Objective =
Give a verbatim copy of the lines below, minus the pictures.

Data block =
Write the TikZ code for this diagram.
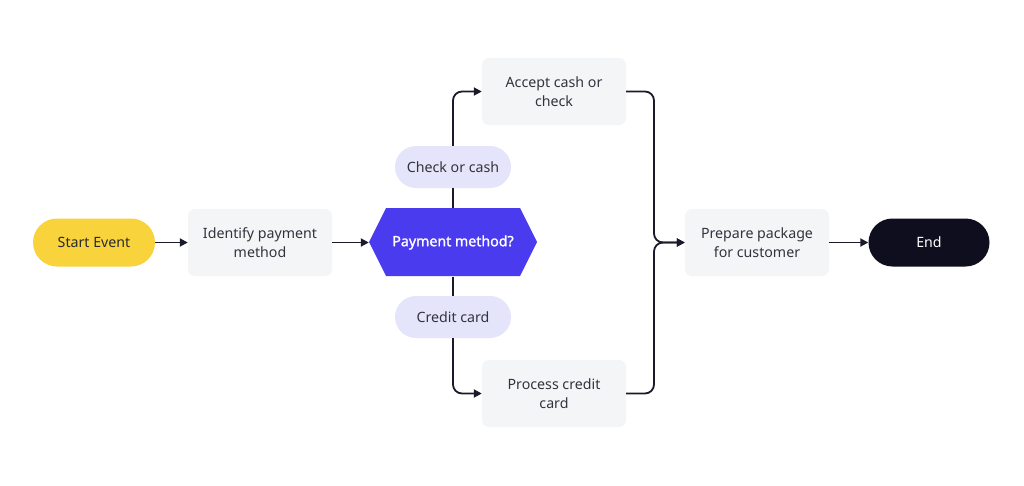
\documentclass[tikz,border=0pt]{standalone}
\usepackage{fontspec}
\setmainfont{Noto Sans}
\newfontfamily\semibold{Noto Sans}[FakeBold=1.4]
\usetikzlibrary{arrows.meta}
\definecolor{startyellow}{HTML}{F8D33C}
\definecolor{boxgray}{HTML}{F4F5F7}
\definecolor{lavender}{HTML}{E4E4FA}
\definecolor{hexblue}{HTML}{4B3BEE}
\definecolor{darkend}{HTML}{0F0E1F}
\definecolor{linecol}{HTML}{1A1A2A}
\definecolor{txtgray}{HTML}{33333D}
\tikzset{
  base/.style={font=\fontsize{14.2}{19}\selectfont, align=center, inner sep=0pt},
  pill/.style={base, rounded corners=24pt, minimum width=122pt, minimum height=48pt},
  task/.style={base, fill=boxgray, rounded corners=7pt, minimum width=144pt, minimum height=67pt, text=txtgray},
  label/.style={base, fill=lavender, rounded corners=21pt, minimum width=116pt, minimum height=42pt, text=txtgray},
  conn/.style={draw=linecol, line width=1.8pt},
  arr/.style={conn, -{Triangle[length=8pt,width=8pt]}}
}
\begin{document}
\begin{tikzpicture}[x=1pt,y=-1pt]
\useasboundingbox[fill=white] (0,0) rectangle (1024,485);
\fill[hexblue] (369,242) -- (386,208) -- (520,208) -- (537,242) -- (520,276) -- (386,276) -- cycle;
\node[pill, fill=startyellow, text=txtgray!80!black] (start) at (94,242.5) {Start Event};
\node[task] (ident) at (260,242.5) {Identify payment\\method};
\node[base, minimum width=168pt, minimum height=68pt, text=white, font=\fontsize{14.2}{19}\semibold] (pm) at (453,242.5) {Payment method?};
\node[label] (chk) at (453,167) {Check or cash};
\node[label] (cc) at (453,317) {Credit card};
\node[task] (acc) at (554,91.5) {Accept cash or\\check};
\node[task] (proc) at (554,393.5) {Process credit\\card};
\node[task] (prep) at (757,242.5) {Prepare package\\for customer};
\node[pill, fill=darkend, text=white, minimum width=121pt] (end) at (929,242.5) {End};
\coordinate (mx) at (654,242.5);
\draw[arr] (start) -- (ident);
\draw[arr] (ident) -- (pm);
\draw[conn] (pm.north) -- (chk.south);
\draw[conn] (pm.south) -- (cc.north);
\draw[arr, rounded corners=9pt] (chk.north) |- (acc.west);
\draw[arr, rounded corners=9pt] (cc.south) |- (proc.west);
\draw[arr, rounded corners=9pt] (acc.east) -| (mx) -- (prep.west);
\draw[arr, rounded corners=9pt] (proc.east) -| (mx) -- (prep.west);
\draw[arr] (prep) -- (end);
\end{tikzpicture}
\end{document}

Response =
Write the TikZ code for this diagram.
\documentclass[tikz,border=0pt]{standalone}
\usepackage{fontspec}
\setmainfont{Noto Sans}
\newfontfamily\semibold{Noto Sans}[FakeBold=1.4]
\usetikzlibrary{arrows.meta}
\definecolor{startyellow}{HTML}{F8D33C}
\definecolor{boxgray}{HTML}{F4F5F7}
\definecolor{lavender}{HTML}{E4E4FA}
\definecolor{hexblue}{HTML}{4B3BEE}
\definecolor{darkend}{HTML}{0F0E1F}
\definecolor{linecol}{HTML}{1A1A2A}
\definecolor{txtgray}{HTML}{33333D}
\tikzset{
  base/.style={font=\fontsize{14.2}{19}\selectfont, align=center, inner sep=0pt},
  pill/.style={base, rounded corners=24pt, minimum width=122pt, minimum height=48pt},
  task/.style={base, fill=boxgray, rounded corners=7pt, minimum width=144pt, minimum height=67pt, text=txtgray},
  label/.style={base, fill=lavender, rounded corners=21pt, minimum width=116pt, minimum height=42pt, text=txtgray},
  conn/.style={draw=linecol, line width=1.8pt},
  arr/.style={conn, -{Triangle[length=8pt,width=8pt]}}
}
\begin{document}
\begin{tikzpicture}[x=1pt,y=-1pt]
\useasboundingbox[fill=white] (0,0) rectangle (1024,485);
\fill[hexblue] (369,242) -- (386,208) -- (520,208) -- (537,242) -- (520,276) -- (386,276) -- cycle;
\node[pill, fill=startyellow, text=txtgray!80!black] (start) at (94,242.5) {Start Event};
\node[task] (ident) at (260,242.5) {Identify payment\\method};
\node[base, minimum width=168pt, minimum height=68pt, text=white, font=\fontsize{14.2}{19}\semibold] (pm) at (453,242.5) {Payment method?};
\node[label] (chk) at (453,167) {Check or cash};
\node[label] (cc) at (453,317) {Credit card};
\node[task] (acc) at (554,91.5) {Accept cash or\\check};
\node[task] (proc) at (554,393.5) {Process credit\\card};
\node[task] (prep) at (757,242.5) {Prepare package\\for customer};
\node[pill, fill=darkend, text=white, minimum width=121pt] (end) at (929,242.5) {End};
\coordinate (mx) at (654,242.5);
\draw[arr] (start) -- (ident);
\draw[arr] (ident) -- (pm);
\draw[conn] (pm.north) -- (chk.south);
\draw[conn] (pm.south) -- (cc.north);
\draw[arr, rounded corners=9pt] (chk.north) |- (acc.west);
\draw[arr, rounded corners=9pt] (cc.south) |- (proc.west);
\draw[arr, rounded corners=9pt] (acc.east) -| (mx) -- (prep.west);
\draw[arr, rounded corners=9pt] (proc.east) -| (mx) -- (prep.west);
\draw[arr] (prep) -- (end);
\end{tikzpicture}
\end{document}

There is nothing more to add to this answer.